What is interesting to me is I have been in a personal conversation with our current President of the United States about debt and about balancing the budget. The conversation back and forth was circled around a simple principle: Bill Clinton and Newt Gingrich, two decades ago, made it their crowning achievement that they balanced the budget in a bipartisan time period.

My request to this President was: Can we agree that we should set a goal to balance the budget? His response to me was: No. Twenty years ago, that was a good idea, but now, the perception is that we should have sustainable deficits, that is, balance everything except for interest.

This year, our interest payment is $233 billion. CBO forecasts that 10 years from now, our interest payment--single-year, one-year interest payment 10 years from now will be $880 billion.

We must get us back to balance, and when I say balance, I mean real balance. Families balance their budget. Businesses balance their budget. States balance their budget.

We see times in our past when we had a balanced budget and saw the economic activity from that; but for whatever reason, now, we are just going to ignore that. Why? First off, it is because they will say it is hard. It is difficult to balance our budget. Well, I am sorry that it is hard.

This is what leaders do. We make difficult decisions to be able to get our Nation back on track for now and for the future.

The second thing is let's do a balanced approach. Let's raise taxes if we are going to reduce spending. Right now, this year, we have the highest amount of revenue in the history of the United States coming into the Federal Treasury.

Even with a down economy, this is the highest amount of revenue that has ever come into the Treasury, the second highest amount that has ever come into the Treasury, last year.

This is not an issue about not having enough tax revenue.

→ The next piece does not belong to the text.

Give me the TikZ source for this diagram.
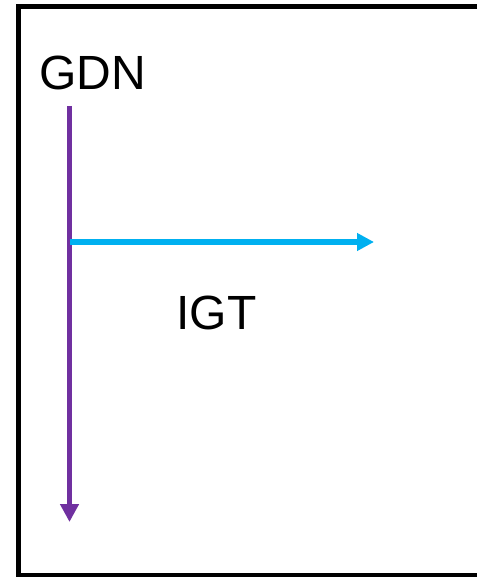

We have the highest amount we have ever come into the Treasury. The issue is we are overspending. That is the key issue that we have got to get into.

The other argument that comes out is, you know what, there are no more efficiencies left. There is nowhere else left to cut in the Federal Government. Well, I have difficulty finding anyone outside of Washington that believes this government is running so efficient; there is no fraud, there is no waste, there are no inefficiencies in government, there is nowhere to cut.

When you walk through our budget, we are not trying to damage our economy. We are trying to protect our economy. We are trying to help grow and establish jobs that are happening by stabilizing the economy.

You go to businesspeople all over the country. They ask for one simple thing: give us a stable plan that gets us back onto balance, give us some stability in our economy, and we will grow our business.

Some predictability, that is what this budget is headed towards. It also is dealing with some simple things, like national defense. National defense is a prime--prime task of the Federal Government. This budget aggressively steps up and says we have a responsibility for national defense. We should maintain that.

The conversation about going to 10 carrier units around the world, 10 aircraft carriers may sound like a lot until you realize only two of them are in the ocean at any given time when you get down to 10.

When we get back up to 11, which is the established amount that we want to have, we can now have three out in our oceans. When you drop down that amount, you are making a decision that we are not going to have a presence somewhere in the ocean.

We have a stable peace when we are strong. It is a basic principle. If we weaken our military presence, we expose ourselves to weakness.

We need to be able to do this. We need to take out ObamaCare. We need to get us back into a stable economy. We need to deal with national defense. That is what this budget is all about.